◆ DIRECTIONS FOR THIS TASK ◆
Set the listing down again exactly, please, apart from its pictures.

◆ SOURCE MATERIAL ◆

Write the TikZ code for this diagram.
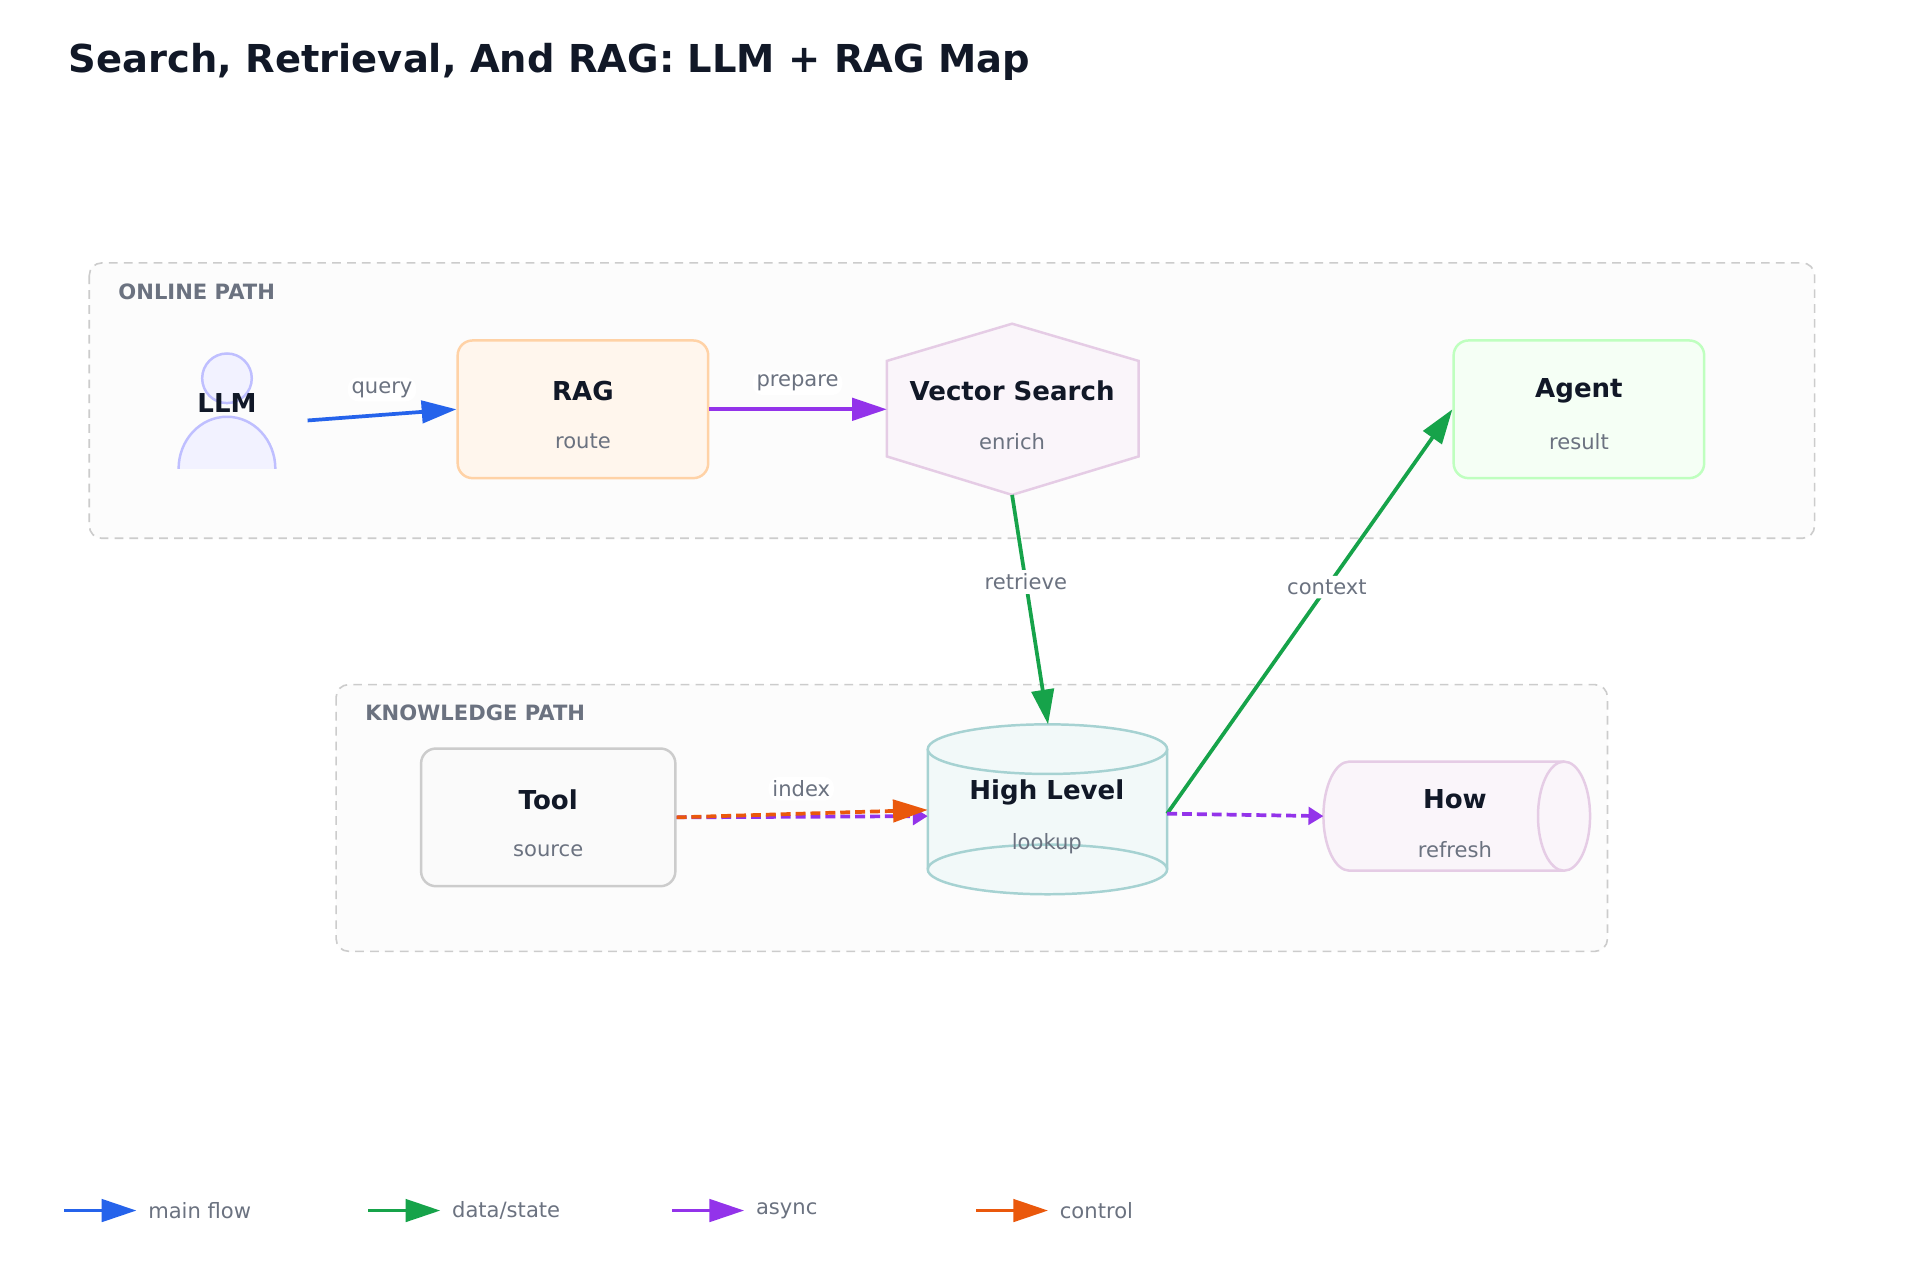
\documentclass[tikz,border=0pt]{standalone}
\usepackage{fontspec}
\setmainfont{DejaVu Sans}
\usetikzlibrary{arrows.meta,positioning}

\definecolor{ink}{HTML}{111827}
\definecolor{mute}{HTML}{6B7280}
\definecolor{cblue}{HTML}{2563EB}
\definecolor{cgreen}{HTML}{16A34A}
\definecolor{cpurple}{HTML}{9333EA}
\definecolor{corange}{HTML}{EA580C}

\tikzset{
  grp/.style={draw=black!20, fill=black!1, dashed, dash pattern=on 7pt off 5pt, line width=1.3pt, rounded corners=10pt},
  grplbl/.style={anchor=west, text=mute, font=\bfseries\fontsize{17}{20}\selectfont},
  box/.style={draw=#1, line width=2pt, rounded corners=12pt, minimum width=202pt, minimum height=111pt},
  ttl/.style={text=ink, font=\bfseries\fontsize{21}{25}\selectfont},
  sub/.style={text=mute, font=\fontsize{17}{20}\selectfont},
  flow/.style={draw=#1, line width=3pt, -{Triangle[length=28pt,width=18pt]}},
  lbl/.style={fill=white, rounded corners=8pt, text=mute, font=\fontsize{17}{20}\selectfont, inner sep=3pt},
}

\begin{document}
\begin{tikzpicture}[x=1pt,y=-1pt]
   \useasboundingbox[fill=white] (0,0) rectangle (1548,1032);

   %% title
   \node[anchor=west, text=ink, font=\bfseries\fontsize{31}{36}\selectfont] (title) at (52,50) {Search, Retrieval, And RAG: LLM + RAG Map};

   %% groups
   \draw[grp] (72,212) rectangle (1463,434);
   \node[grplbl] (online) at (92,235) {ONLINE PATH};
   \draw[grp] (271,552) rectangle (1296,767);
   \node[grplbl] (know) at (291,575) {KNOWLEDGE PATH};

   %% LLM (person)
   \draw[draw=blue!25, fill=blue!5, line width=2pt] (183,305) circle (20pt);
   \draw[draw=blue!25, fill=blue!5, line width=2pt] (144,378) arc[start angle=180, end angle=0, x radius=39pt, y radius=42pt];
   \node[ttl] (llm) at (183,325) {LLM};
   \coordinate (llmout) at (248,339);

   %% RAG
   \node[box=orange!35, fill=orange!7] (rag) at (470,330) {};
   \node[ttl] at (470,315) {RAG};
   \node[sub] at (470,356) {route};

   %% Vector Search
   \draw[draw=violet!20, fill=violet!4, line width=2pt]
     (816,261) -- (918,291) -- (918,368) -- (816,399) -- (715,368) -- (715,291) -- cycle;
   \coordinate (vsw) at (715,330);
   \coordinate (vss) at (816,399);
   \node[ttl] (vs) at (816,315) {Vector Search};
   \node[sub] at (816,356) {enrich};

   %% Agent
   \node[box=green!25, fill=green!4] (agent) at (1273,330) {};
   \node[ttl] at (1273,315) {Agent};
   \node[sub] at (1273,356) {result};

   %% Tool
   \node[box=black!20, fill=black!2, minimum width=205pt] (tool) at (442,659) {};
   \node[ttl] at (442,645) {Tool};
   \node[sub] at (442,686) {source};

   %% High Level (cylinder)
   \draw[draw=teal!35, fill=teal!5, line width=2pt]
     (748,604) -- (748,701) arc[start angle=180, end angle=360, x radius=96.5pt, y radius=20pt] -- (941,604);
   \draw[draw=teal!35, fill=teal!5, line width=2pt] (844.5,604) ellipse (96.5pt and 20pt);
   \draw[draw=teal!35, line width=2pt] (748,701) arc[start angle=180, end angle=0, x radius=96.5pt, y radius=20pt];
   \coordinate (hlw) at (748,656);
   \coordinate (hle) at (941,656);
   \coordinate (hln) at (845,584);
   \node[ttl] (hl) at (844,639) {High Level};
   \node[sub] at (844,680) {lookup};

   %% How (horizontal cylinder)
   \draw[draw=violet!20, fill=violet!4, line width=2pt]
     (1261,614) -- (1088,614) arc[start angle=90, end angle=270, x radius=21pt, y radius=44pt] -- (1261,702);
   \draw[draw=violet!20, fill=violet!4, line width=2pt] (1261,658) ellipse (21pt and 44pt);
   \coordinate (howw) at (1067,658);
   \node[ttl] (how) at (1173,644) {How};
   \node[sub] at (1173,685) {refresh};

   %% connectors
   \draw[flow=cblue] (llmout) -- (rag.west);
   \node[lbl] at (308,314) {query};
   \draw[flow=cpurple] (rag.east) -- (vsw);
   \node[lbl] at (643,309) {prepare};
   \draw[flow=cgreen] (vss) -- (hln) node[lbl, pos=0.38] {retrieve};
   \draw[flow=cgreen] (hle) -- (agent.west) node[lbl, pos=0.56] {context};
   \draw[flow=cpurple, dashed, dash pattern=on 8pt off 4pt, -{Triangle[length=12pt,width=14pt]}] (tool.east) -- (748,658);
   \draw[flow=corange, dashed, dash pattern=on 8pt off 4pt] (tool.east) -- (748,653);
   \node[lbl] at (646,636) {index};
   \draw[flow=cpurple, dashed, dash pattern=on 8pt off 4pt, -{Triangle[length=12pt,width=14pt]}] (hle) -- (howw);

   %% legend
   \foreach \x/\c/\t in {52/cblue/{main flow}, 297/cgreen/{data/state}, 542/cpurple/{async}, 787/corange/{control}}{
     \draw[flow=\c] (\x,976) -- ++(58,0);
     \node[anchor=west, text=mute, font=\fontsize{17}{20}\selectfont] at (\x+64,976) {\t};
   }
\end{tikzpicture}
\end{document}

◆ SOLUTION BELOW ◆
Write the TikZ code for this diagram.
\documentclass[tikz,border=0pt]{standalone}
\usepackage{fontspec}
\setmainfont{DejaVu Sans}
\usetikzlibrary{arrows.meta,positioning}

\definecolor{ink}{HTML}{111827}
\definecolor{mute}{HTML}{6B7280}
\definecolor{cblue}{HTML}{2563EB}
\definecolor{cgreen}{HTML}{16A34A}
\definecolor{cpurple}{HTML}{9333EA}
\definecolor{corange}{HTML}{EA580C}

\tikzset{
  grp/.style={draw=black!20, fill=black!1, dashed, dash pattern=on 7pt off 5pt, line width=1.3pt, rounded corners=10pt},
  grplbl/.style={anchor=west, text=mute, font=\bfseries\fontsize{17}{20}\selectfont},
  box/.style={draw=#1, line width=2pt, rounded corners=12pt, minimum width=202pt, minimum height=111pt},
  ttl/.style={text=ink, font=\bfseries\fontsize{21}{25}\selectfont},
  sub/.style={text=mute, font=\fontsize{17}{20}\selectfont},
  flow/.style={draw=#1, line width=3pt, -{Triangle[length=28pt,width=18pt]}},
  lbl/.style={fill=white, rounded corners=8pt, text=mute, font=\fontsize{17}{20}\selectfont, inner sep=3pt},
}

\begin{document}
\begin{tikzpicture}[x=1pt,y=-1pt]
   \useasboundingbox[fill=white] (0,0) rectangle (1548,1032);

   %% title
   \node[anchor=west, text=ink, font=\bfseries\fontsize{31}{36}\selectfont] (title) at (52,50) {Search, Retrieval, And RAG: LLM + RAG Map};

   %% groups
   \draw[grp] (72,212) rectangle (1463,434);
   \node[grplbl] (online) at (92,235) {ONLINE PATH};
   \draw[grp] (271,552) rectangle (1296,767);
   \node[grplbl] (know) at (291,575) {KNOWLEDGE PATH};

   %% LLM (person)
   \draw[draw=blue!25, fill=blue!5, line width=2pt] (183,305) circle (20pt);
   \draw[draw=blue!25, fill=blue!5, line width=2pt] (144,378) arc[start angle=180, end angle=0, x radius=39pt, y radius=42pt];
   \node[ttl] (llm) at (183,325) {LLM};
   \coordinate (llmout) at (248,339);

   %% RAG
   \node[box=orange!35, fill=orange!7] (rag) at (470,330) {};
   \node[ttl] at (470,315) {RAG};
   \node[sub] at (470,356) {route};

   %% Vector Search
   \draw[draw=violet!20, fill=violet!4, line width=2pt]
     (816,261) -- (918,291) -- (918,368) -- (816,399) -- (715,368) -- (715,291) -- cycle;
   \coordinate (vsw) at (715,330);
   \coordinate (vss) at (816,399);
   \node[ttl] (vs) at (816,315) {Vector Search};
   \node[sub] at (816,356) {enrich};

   %% Agent
   \node[box=green!25, fill=green!4] (agent) at (1273,330) {};
   \node[ttl] at (1273,315) {Agent};
   \node[sub] at (1273,356) {result};

   %% Tool
   \node[box=black!20, fill=black!2, minimum width=205pt] (tool) at (442,659) {};
   \node[ttl] at (442,645) {Tool};
   \node[sub] at (442,686) {source};

   %% High Level (cylinder)
   \draw[draw=teal!35, fill=teal!5, line width=2pt]
     (748,604) -- (748,701) arc[start angle=180, end angle=360, x radius=96.5pt, y radius=20pt] -- (941,604);
   \draw[draw=teal!35, fill=teal!5, line width=2pt] (844.5,604) ellipse (96.5pt and 20pt);
   \draw[draw=teal!35, line width=2pt] (748,701) arc[start angle=180, end angle=0, x radius=96.5pt, y radius=20pt];
   \coordinate (hlw) at (748,656);
   \coordinate (hle) at (941,656);
   \coordinate (hln) at (845,584);
   \node[ttl] (hl) at (844,639) {High Level};
   \node[sub] at (844,680) {lookup};

   %% How (horizontal cylinder)
   \draw[draw=violet!20, fill=violet!4, line width=2pt]
     (1261,614) -- (1088,614) arc[start angle=90, end angle=270, x radius=21pt, y radius=44pt] -- (1261,702);
   \draw[draw=violet!20, fill=violet!4, line width=2pt] (1261,658) ellipse (21pt and 44pt);
   \coordinate (howw) at (1067,658);
   \node[ttl] (how) at (1173,644) {How};
   \node[sub] at (1173,685) {refresh};

   %% connectors
   \draw[flow=cblue] (llmout) -- (rag.west);
   \node[lbl] at (308,314) {query};
   \draw[flow=cpurple] (rag.east) -- (vsw);
   \node[lbl] at (643,309) {prepare};
   \draw[flow=cgreen] (vss) -- (hln) node[lbl, pos=0.38] {retrieve};
   \draw[flow=cgreen] (hle) -- (agent.west) node[lbl, pos=0.56] {context};
   \draw[flow=cpurple, dashed, dash pattern=on 8pt off 4pt, -{Triangle[length=12pt,width=14pt]}] (tool.east) -- (748,658);
   \draw[flow=corange, dashed, dash pattern=on 8pt off 4pt] (tool.east) -- (748,653);
   \node[lbl] at (646,636) {index};
   \draw[flow=cpurple, dashed, dash pattern=on 8pt off 4pt, -{Triangle[length=12pt,width=14pt]}] (hle) -- (howw);

   %% legend
   \foreach \x/\c/\t in {52/cblue/{main flow}, 297/cgreen/{data/state}, 542/cpurple/{async}, 787/corange/{control}}{
     \draw[flow=\c] (\x,976) -- ++(58,0);
     \node[anchor=west, text=mute, font=\fontsize{17}{20}\selectfont] at (\x+64,976) {\t};
   }
\end{tikzpicture}
\end{document}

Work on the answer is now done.